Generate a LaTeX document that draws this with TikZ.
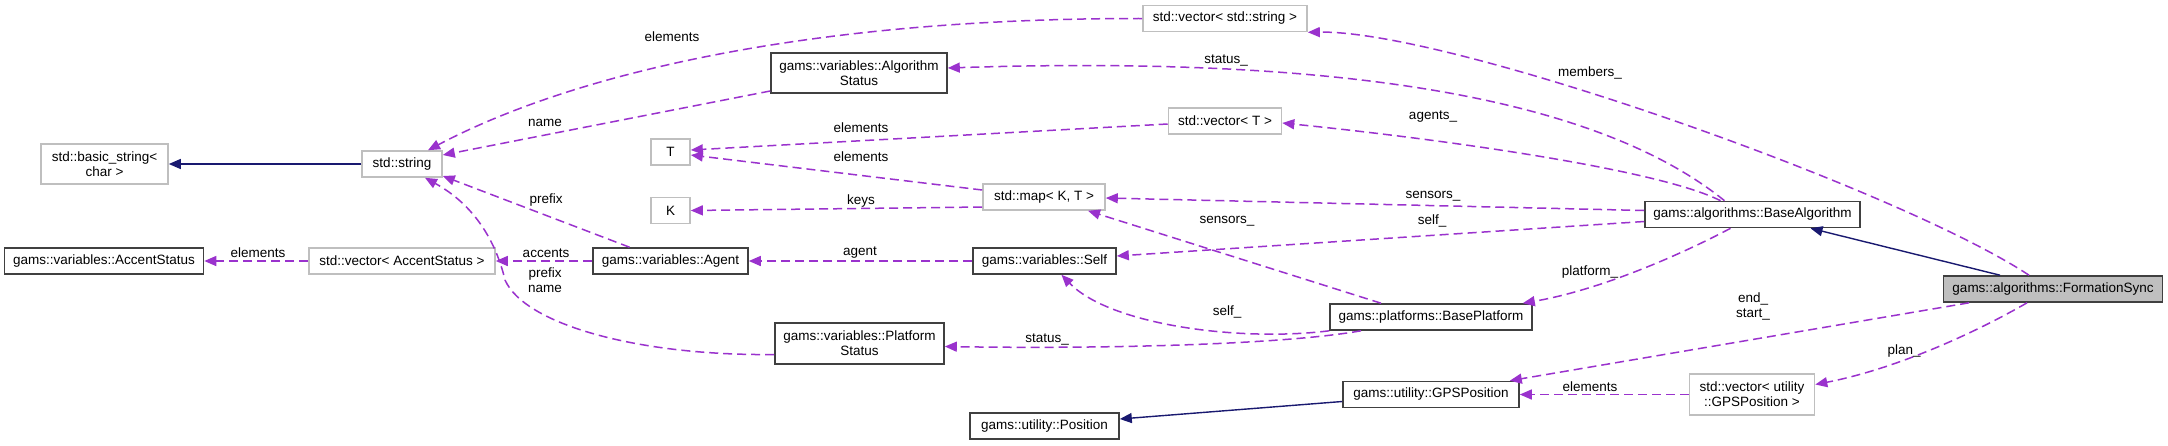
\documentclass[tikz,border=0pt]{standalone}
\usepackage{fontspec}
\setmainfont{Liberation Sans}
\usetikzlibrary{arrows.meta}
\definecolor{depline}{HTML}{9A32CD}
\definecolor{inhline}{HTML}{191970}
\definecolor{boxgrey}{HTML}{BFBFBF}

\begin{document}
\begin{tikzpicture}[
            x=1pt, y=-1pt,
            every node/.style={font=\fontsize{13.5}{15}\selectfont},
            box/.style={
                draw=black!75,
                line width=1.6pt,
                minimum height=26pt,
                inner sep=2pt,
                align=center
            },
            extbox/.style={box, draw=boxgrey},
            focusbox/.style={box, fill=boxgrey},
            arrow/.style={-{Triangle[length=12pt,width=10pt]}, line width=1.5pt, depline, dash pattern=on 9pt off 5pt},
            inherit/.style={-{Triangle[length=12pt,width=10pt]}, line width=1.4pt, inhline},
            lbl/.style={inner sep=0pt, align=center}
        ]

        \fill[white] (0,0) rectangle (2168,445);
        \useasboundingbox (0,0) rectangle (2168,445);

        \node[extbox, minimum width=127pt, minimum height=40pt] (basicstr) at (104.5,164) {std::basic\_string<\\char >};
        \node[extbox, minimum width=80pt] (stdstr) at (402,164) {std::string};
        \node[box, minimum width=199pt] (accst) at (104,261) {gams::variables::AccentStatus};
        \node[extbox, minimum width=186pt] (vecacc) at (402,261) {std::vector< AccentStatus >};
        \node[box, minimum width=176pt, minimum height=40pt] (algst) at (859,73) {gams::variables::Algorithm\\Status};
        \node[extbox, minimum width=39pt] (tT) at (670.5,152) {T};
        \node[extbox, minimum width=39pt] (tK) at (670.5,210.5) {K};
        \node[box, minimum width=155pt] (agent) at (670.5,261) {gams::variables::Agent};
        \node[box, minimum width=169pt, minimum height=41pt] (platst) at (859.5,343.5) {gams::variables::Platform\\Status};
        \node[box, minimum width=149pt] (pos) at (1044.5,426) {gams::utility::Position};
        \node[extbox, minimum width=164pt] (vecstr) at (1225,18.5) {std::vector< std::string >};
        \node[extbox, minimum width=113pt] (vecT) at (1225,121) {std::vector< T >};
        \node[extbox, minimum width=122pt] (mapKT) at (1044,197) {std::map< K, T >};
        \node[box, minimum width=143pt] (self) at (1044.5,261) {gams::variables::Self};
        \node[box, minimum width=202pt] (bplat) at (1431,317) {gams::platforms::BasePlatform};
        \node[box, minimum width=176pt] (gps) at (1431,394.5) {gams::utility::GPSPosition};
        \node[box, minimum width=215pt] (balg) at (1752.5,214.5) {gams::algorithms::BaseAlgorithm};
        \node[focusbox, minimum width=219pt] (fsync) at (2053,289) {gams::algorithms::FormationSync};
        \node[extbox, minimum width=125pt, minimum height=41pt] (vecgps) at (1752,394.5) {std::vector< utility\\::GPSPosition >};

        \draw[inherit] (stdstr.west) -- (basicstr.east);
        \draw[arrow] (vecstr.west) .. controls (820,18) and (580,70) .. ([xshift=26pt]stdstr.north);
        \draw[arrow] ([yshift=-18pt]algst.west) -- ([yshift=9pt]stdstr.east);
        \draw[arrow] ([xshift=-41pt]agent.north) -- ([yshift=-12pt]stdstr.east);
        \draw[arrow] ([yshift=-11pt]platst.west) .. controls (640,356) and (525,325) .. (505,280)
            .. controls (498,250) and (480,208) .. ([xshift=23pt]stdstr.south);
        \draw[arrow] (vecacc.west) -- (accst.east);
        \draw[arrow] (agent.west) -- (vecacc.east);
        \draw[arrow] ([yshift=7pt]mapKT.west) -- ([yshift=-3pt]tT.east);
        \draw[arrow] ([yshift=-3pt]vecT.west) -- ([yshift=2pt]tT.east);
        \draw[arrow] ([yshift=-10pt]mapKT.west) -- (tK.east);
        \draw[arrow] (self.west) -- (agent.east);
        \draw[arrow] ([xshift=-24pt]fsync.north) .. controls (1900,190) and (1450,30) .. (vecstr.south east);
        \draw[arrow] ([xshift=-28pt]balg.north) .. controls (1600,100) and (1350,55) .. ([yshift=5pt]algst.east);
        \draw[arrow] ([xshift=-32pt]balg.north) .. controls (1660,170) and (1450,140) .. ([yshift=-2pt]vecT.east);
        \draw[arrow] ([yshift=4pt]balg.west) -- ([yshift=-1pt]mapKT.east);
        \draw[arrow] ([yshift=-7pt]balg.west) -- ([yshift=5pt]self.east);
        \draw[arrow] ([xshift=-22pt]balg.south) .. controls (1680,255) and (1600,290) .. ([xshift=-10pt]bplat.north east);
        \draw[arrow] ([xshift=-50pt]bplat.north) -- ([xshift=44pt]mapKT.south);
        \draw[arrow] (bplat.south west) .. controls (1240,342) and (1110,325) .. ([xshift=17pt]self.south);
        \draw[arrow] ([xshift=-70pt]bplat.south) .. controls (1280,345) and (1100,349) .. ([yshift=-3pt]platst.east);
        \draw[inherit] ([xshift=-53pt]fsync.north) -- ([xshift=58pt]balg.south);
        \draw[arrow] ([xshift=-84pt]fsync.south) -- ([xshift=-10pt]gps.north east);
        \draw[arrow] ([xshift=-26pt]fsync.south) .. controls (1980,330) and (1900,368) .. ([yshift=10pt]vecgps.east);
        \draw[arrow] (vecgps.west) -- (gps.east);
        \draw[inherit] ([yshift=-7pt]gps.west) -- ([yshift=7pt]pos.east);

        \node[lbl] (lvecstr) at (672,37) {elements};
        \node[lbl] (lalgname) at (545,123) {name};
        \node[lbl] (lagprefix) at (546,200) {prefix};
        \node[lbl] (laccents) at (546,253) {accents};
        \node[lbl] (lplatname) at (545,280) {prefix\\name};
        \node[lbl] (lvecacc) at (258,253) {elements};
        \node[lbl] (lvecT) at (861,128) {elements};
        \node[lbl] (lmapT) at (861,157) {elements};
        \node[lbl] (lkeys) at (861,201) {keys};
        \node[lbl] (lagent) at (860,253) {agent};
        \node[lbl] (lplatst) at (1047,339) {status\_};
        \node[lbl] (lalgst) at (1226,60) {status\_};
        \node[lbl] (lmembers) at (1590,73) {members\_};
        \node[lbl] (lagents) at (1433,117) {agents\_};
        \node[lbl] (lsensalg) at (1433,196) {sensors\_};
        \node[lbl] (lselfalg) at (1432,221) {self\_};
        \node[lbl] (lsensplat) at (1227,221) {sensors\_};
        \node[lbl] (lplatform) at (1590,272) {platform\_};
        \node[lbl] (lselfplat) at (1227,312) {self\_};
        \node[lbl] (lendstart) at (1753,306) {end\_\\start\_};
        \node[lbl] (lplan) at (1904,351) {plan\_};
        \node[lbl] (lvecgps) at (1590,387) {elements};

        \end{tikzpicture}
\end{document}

|---|

Retype the listing exactly. Pictures do not belong in the copy.

Generate a LaTeX document that draws this with TikZ.
\documentclass[tikz,border=0pt]{standalone}
\usepackage{fontspec}
\setmainfont{Liberation Sans}
\usetikzlibrary{arrows.meta}
\definecolor{depline}{HTML}{9A32CD}
\definecolor{inhline}{HTML}{191970}
\definecolor{boxgrey}{HTML}{BFBFBF}

\begin{document}
\begin{tikzpicture}[
            x=1pt, y=-1pt,
            every node/.style={font=\fontsize{13.5}{15}\selectfont},
            box/.style={
                draw=black!75,
                line width=1.6pt,
                minimum height=26pt,
                inner sep=2pt,
                align=center
            },
            extbox/.style={box, draw=boxgrey},
            focusbox/.style={box, fill=boxgrey},
            arrow/.style={-{Triangle[length=12pt,width=10pt]}, line width=1.5pt, depline, dash pattern=on 9pt off 5pt},
            inherit/.style={-{Triangle[length=12pt,width=10pt]}, line width=1.4pt, inhline},
            lbl/.style={inner sep=0pt, align=center}
        ]

        \fill[white] (0,0) rectangle (2168,445);
        \useasboundingbox (0,0) rectangle (2168,445);

        \node[extbox, minimum width=127pt, minimum height=40pt] (basicstr) at (104.5,164) {std::basic\_string<\\char >};
        \node[extbox, minimum width=80pt] (stdstr) at (402,164) {std::string};
        \node[box, minimum width=199pt] (accst) at (104,261) {gams::variables::AccentStatus};
        \node[extbox, minimum width=186pt] (vecacc) at (402,261) {std::vector< AccentStatus >};
        \node[box, minimum width=176pt, minimum height=40pt] (algst) at (859,73) {gams::variables::Algorithm\\Status};
        \node[extbox, minimum width=39pt] (tT) at (670.5,152) {T};
        \node[extbox, minimum width=39pt] (tK) at (670.5,210.5) {K};
        \node[box, minimum width=155pt] (agent) at (670.5,261) {gams::variables::Agent};
        \node[box, minimum width=169pt, minimum height=41pt] (platst) at (859.5,343.5) {gams::variables::Platform\\Status};
        \node[box, minimum width=149pt] (pos) at (1044.5,426) {gams::utility::Position};
        \node[extbox, minimum width=164pt] (vecstr) at (1225,18.5) {std::vector< std::string >};
        \node[extbox, minimum width=113pt] (vecT) at (1225,121) {std::vector< T >};
        \node[extbox, minimum width=122pt] (mapKT) at (1044,197) {std::map< K, T >};
        \node[box, minimum width=143pt] (self) at (1044.5,261) {gams::variables::Self};
        \node[box, minimum width=202pt] (bplat) at (1431,317) {gams::platforms::BasePlatform};
        \node[box, minimum width=176pt] (gps) at (1431,394.5) {gams::utility::GPSPosition};
        \node[box, minimum width=215pt] (balg) at (1752.5,214.5) {gams::algorithms::BaseAlgorithm};
        \node[focusbox, minimum width=219pt] (fsync) at (2053,289) {gams::algorithms::FormationSync};
        \node[extbox, minimum width=125pt, minimum height=41pt] (vecgps) at (1752,394.5) {std::vector< utility\\::GPSPosition >};

        \draw[inherit] (stdstr.west) -- (basicstr.east);
        \draw[arrow] (vecstr.west) .. controls (820,18) and (580,70) .. ([xshift=26pt]stdstr.north);
        \draw[arrow] ([yshift=-18pt]algst.west) -- ([yshift=9pt]stdstr.east);
        \draw[arrow] ([xshift=-41pt]agent.north) -- ([yshift=-12pt]stdstr.east);
        \draw[arrow] ([yshift=-11pt]platst.west) .. controls (640,356) and (525,325) .. (505,280)
            .. controls (498,250) and (480,208) .. ([xshift=23pt]stdstr.south);
        \draw[arrow] (vecacc.west) -- (accst.east);
        \draw[arrow] (agent.west) -- (vecacc.east);
        \draw[arrow] ([yshift=7pt]mapKT.west) -- ([yshift=-3pt]tT.east);
        \draw[arrow] ([yshift=-3pt]vecT.west) -- ([yshift=2pt]tT.east);
        \draw[arrow] ([yshift=-10pt]mapKT.west) -- (tK.east);
        \draw[arrow] (self.west) -- (agent.east);
        \draw[arrow] ([xshift=-24pt]fsync.north) .. controls (1900,190) and (1450,30) .. (vecstr.south east);
        \draw[arrow] ([xshift=-28pt]balg.north) .. controls (1600,100) and (1350,55) .. ([yshift=5pt]algst.east);
        \draw[arrow] ([xshift=-32pt]balg.north) .. controls (1660,170) and (1450,140) .. ([yshift=-2pt]vecT.east);
        \draw[arrow] ([yshift=4pt]balg.west) -- ([yshift=-1pt]mapKT.east);
        \draw[arrow] ([yshift=-7pt]balg.west) -- ([yshift=5pt]self.east);
        \draw[arrow] ([xshift=-22pt]balg.south) .. controls (1680,255) and (1600,290) .. ([xshift=-10pt]bplat.north east);
        \draw[arrow] ([xshift=-50pt]bplat.north) -- ([xshift=44pt]mapKT.south);
        \draw[arrow] (bplat.south west) .. controls (1240,342) and (1110,325) .. ([xshift=17pt]self.south);
        \draw[arrow] ([xshift=-70pt]bplat.south) .. controls (1280,345) and (1100,349) .. ([yshift=-3pt]platst.east);
        \draw[inherit] ([xshift=-53pt]fsync.north) -- ([xshift=58pt]balg.south);
        \draw[arrow] ([xshift=-84pt]fsync.south) -- ([xshift=-10pt]gps.north east);
        \draw[arrow] ([xshift=-26pt]fsync.south) .. controls (1980,330) and (1900,368) .. ([yshift=10pt]vecgps.east);
        \draw[arrow] (vecgps.west) -- (gps.east);
        \draw[inherit] ([yshift=-7pt]gps.west) -- ([yshift=7pt]pos.east);

        \node[lbl] (lvecstr) at (672,37) {elements};
        \node[lbl] (lalgname) at (545,123) {name};
        \node[lbl] (lagprefix) at (546,200) {prefix};
        \node[lbl] (laccents) at (546,253) {accents};
        \node[lbl] (lplatname) at (545,280) {prefix\\name};
        \node[lbl] (lvecacc) at (258,253) {elements};
        \node[lbl] (lvecT) at (861,128) {elements};
        \node[lbl] (lmapT) at (861,157) {elements};
        \node[lbl] (lkeys) at (861,201) {keys};
        \node[lbl] (lagent) at (860,253) {agent};
        \node[lbl] (lplatst) at (1047,339) {status\_};
        \node[lbl] (lalgst) at (1226,60) {status\_};
        \node[lbl] (lmembers) at (1590,73) {members\_};
        \node[lbl] (lagents) at (1433,117) {agents\_};
        \node[lbl] (lsensalg) at (1433,196) {sensors\_};
        \node[lbl] (lselfalg) at (1432,221) {self\_};
        \node[lbl] (lsensplat) at (1227,221) {sensors\_};
        \node[lbl] (lplatform) at (1590,272) {platform\_};
        \node[lbl] (lselfplat) at (1227,312) {self\_};
        \node[lbl] (lendstart) at (1753,306) {end\_\\start\_};
        \node[lbl] (lplan) at (1904,351) {plan\_};
        \node[lbl] (lvecgps) at (1590,387) {elements};

        \end{tikzpicture}
\end{document}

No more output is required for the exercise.